While Russia and China are on friendly terms, aluminium production in China is rising, leaving less price flexibility for Russia to buy alumina.
Russia’s Rusal, the world’s largest aluminium producer outside China, needs to fill the gap left by suspended supplies to sustain domestic production while aiming to protect its margins against a weaker aluminium price backdrop.
The company’s own alumina assets in Russia, Ireland, Jamaica and Guinea supply 70% of its needs, or 5.5 million metric tons.
“After deliveries from Ukraine and Australia were lost, Rusal replaced it with increased alumina imports from China and other refineries in Asia, but it came at a considerable cost,” Ami Shivkar at WoodMac said.
Russia became the largest buyer of alumina from China last year. Rusal’s cost of purchasing alumina jumped by $1.1 billion to $1.8 billion in 2022 as it had to pay more for the raw material and for delivery.
Rusal has since diversified by securing alumina supplies from India and Kazakhstan.
“We can already say that the company’s total alumina costs will decrease in 2023 compared to 2022,” Rusal told Reuters.

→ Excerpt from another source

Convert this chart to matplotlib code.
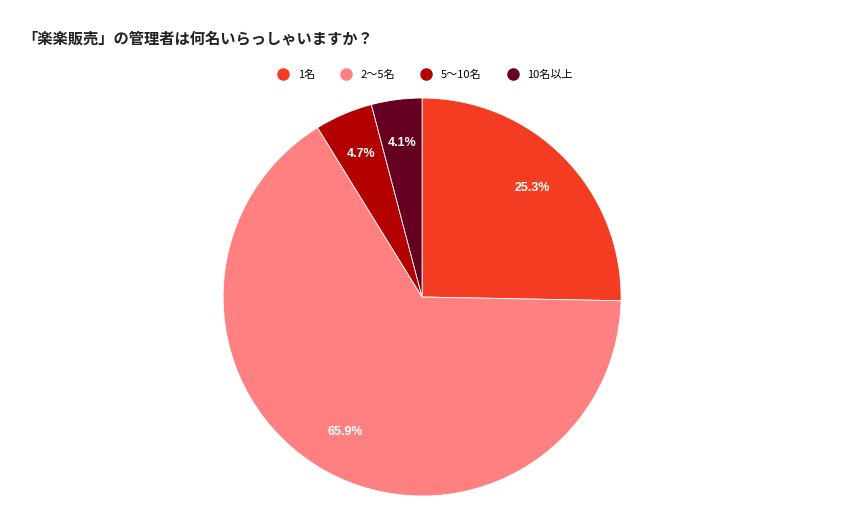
import matplotlib
matplotlib.use("Agg")
import matplotlib.pyplot as plt
from matplotlib.lines import Line2D

plt.rcParams['font.family'] = ['Noto Sans CJK JP', 'DejaVu Sans']

categories = ["1名", "2〜5名", "5〜10名", "10名以上"]
values = [25.3, 65.9, 4.7, 4.1]
colors = ["#f43c22", "#ff8080", "#b30000", "#650020"]

fig = plt.figure(figsize=(8.45, 5.23), dpi=100)
ax = fig.add_axes([0.264, 0.0516, 0.471, 0.761])
wedges, texts, autotexts = ax.pie(values, colors=colors, startangle=90, counterclock=False,
                                  autopct="%.1f%%", pctdistance=0.78,
                                  wedgeprops=dict(linewidth=0.6, edgecolor="white"),
                                  textprops=dict(color="white", fontsize=9, fontweight="bold",
                                                 family=["Liberation Sans", "DejaVu Sans"]))
ax.set_xlim(-1, 1)
ax.set_ylim(-1, 1)
ax.set_aspect("equal")

fig.text(22/845, 1-38/523, "「楽楽販売」の管理者は何名いらっしゃいますか？", fontsize=11,
         fontweight="bold", color="#222222", va="center", ha="left")

handles = [Line2D([], [], marker="o", linestyle="", markersize=8, markerfacecolor=c,
                  markeredgecolor=c) for c in colors]
fig.legend(handles, categories, loc="center", bbox_to_anchor=(0.5, 1-75/523), ncol=4,
           frameon=False, fontsize=8, handletextpad=0.3, columnspacing=1.8)

fig.savefig("out.png", dpi=100, facecolor="white")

Russia was the second largest buyer of Indian alumina in the first half of this year, Indian customs data show, with India exporting 189,379 metric tons to Russia. There were no exports in the same period of 2022.
“Russia encountered difficulties in securing alumina from developed nations and forced it to switch to India,” an Indian industry official, who declined to be named, told Reuters.
India’s state-run National Aluminium Co is the primary supplier of alumina to Russia, the official said.
Nalco did not respond Reuters’ request for comment.
Russia is expected to buy more than 350,000 tonnes of alumina from India in 2023, the official said. The estimate is broadly in line with Rusal’s own calculations, it told Reuters.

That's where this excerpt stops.